Now I want to attach the value labels to each of the codes from the map sheet to the data. I was doing a search and I realized that one of the ways to do this is by using factors. Where we define the levels and labels. I can use the original variable name in map file for the levels and for Labels I can use those with "_desc" as suffix.

Can some one please suggest an efficient way of doing this? I mean instead of writing codes for individual variables if we can do this in a loop? In the data file that i am attaching this is just a sample and the original data file would have more than 100 variables for which one would need to do this task of attaching labels.

Lastly, how can I attach variable labels? I mean,

Q1 should have the label "Like the packaging of the brand" Q2 should have the label "Like the taste of the brand" Q3 should have the label "Like the smell of the brand" Q4 should have the label "value for money"
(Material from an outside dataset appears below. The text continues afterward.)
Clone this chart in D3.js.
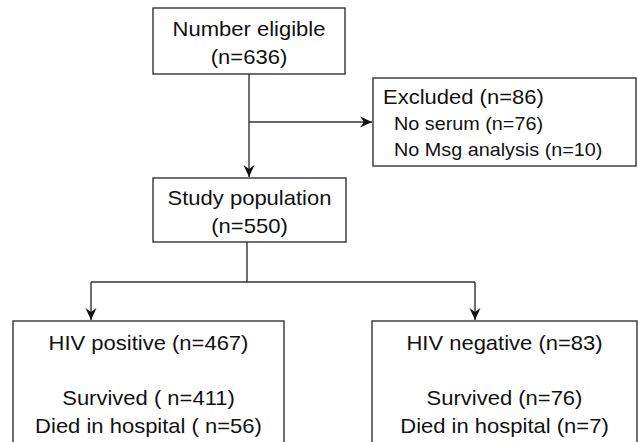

Should I think of creating a separate sheet with one column having the variable name and next one having the labels for the variables? How would we attach these labels to the variables as factors only works for values I believe.

Finally I need to generate Table / cross tables where these Labels should get displayed. Charts where these value + Variable labels should get displayed.

Thank you!!

Prasad


Solution

  • I would write a for loop to do this repetitive task. One would need to check if the variable names in data and map are same. Your data is not available, however I feel below should work.

    for (i in names(data)[which(is.element(names(data),names(map)))]){
      data[[i]] <- factor(data[[i]],
                                     levels = na.omit(map[[i]]),
                                     labels = na.omit(map[[paste0(i,"_desc")]]))
    }
    

    na.oimt is to omit the rows that would have NAs.